Kim, however, refused to say whom in the Blue House he consulted about the primary agreement.

He issued a warning to the presidential office to stop intervening in his plan to change the nomination process because unity within the Saenuri Party is important to win the next general election, particularly considering internal schisms in the main opposition NPAD.

“It’s a simple formula that we will win if we are united,” he said.

Kim also adamantly repeated his position that all candidates of the Saenuri Party will be selected through primaries and no so-called strategic nominations will be made in backroom deals.

Both the Saenuri Party and NPAD want the primaries based on public opinion polls because the process will be considered more transparent and favor newcomers and people already popular with the public. In the past, the nomination process was one of the sleaziest parts of the Korean political system and voters often disapproved.

In a protest of the Blue House’s behavior, Kim canceled his entire schedule Thursday. He was supposed to host a Supreme Council meeting for the party and attend an Armed Forces Day ceremony. Later in the day, he was scheduled to attend the opening of the Busan International Film Festival.

Park gave a speech at the Armed Forces Day ceremony, and anticipation was high that the two would meet at the event. While Kim skipped it, his NPAD counterpart Moon attended the celebration.

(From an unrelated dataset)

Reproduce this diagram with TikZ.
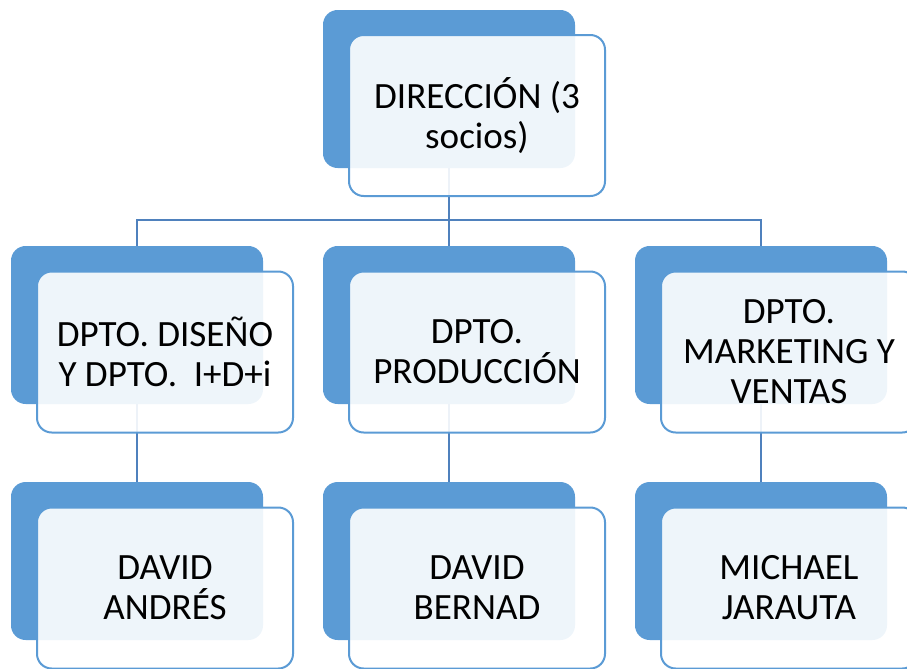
\documentclass[tikz,border=0pt]{standalone}
\usepackage{fontspec}
\setmainfont{Carlito}
\usetikzlibrary{backgrounds}
\definecolor{azul}{HTML}{5B9BD5}
\definecolor{linea}{HTML}{4F81BD}
\tikzset{
  fondo/.style={rectangle, rounded corners=11pt, fill=azul, minimum width=189pt, minimum height=118.5pt},
  caja/.style={rectangle, rounded corners=11pt, draw=azul, line width=1.5pt, fill=white, fill opacity=0.9,
    text opacity=1, minimum width=192pt, minimum height=120.75pt, align=center,
    font=\fontsize{27.8}{30}\selectfont},
  enlace/.style={draw=linea, line width=2.1pt}
}
\begin{document}
\begin{tikzpicture}[x=0.75pt, y=-0.75pt]
  \useasboundingbox (0, 0) rectangle (907, 668);
  \clip (0, 0) rectangle (907, 668);

  % dirección
  \node[fondo] (dirb) at (449, 89) {};
  \node[caja] (dir) at (477, 115.5) {DIRECCIÓN (3\\socios)};

  % departamentos
  \node[fondo] (disb) at (137, 325) {};
  \node[caja] (dis) at (165, 352) {DPTO. DISEÑO\\Y DPTO.\ \ I+D+i};
  \node[fondo] (prob) at (449, 325) {};
  \node[caja] (pro) at (477, 352) {DPTO.\\PRODUCCIÓN};
  \node[fondo] (mktb) at (761, 325) {};
  \node[caja] (mkt) at (789, 352) {DPTO.\\MARKETING Y\\VENTAS};

  % responsables
  \node[fondo] (andb) at (137, 561) {};
  \node[caja] (and) at (165, 588) {DAVID\\ANDRÉS};
  \node[fondo] (berb) at (449, 561) {};
  \node[caja] (ber) at (477, 588) {DAVID\\BERNAD};
  \node[fondo] (jarb) at (761, 561) {};
  \node[caja] (jar) at (789, 588) {MICHAEL\\JARAUTA};

  % conexiones
  \begin{scope}[on background layer]
    \coordinate (bus) at (449, 220);
    \draw[enlace] (dirb.south) -- (prob.north);
    \draw[enlace] (disb.north) |- (bus);
    \draw[enlace] (mktb.north) |- (bus);
    \draw[enlace] (disb.south) -- (andb.north);
    \draw[enlace] (prob.south) -- (berb.north);
    \draw[enlace] (mktb.south) -- (jarb.north);
  \end{scope}
\end{tikzpicture}
\end{document}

The Blue House refrained on Thursday from launching another attack on Kim, although it admitted to Kim’s account of prior consultation about the primary plan.

“The senior secretary of political affairs [Hyun Ki-hwan] met with Kim on Saturday, and Kim told him that he would meet with Moon and explained his plan,” the official said. “Hyun told Kim there were many concerns about the plan and expressed his opposition.”

The official said Kim also informed Hyun about the agreement on Monday after his negotiation ended with Moon. “Hyun, however, did not brief the president, because her UN schedule was so tight,” the official said.

The official stressed he had no intension of attacking Kim. “If we comment on this every day, it will give the perception that the situation is being escalated,” he said.

The Blue House’s criticism of Kim, issued on Wednesday only five hours after Park returned from New York, was seen as a rare and blunt attack on the ruling party chairman, but Park loyalists and Blue House officials said it was necessary. They said Kim’s plan to hold open primaries for all districts using telephone polling threatens Park’s governance strategy entirely.

For Park to successfully wrap up her main agenda, National Assembly support is critical, they said, and increasing the number of lawmakers loyal to her in the next general election is necessary. They particularly said reinforcement in Daegu and North Gyeongsang, the political stronghold of the president, is important.

Kim’s open primary plan gives no room for political maneuvering for the president because the party will not make strategic nominations, which would have put bigwigs in crucial races to ensure they win.

“Kim knows this, but he still reached an agreement with the opposition chairman and made a surprise announcement,” a former Blue House secretary said. “This is a kind of mutiny. This is an act of populism for his presidential ambition.”

Kim aides, however, said his primary plan was intended to help win the general election, not weaken the president’s power. “Strategic nominations are also a great way for Kim to give key constituencies to his people and control the party ahead of a presidential primary,” a Kim ally said. “He gave up that power to bring a victory to the party.”

Political analysts said Park knows better than anyone the power of handing out nominations. Before the 2012 presidential election, then-President Lee Myung-bak handed over the nomination rights to Park, the ruling party’s acting chairwoman, and many Lee loyalists lost their electoral districts.

About 10 to 16 former and current Blue House aides are rumored to have ambitions of becoming lawmakers in the next election.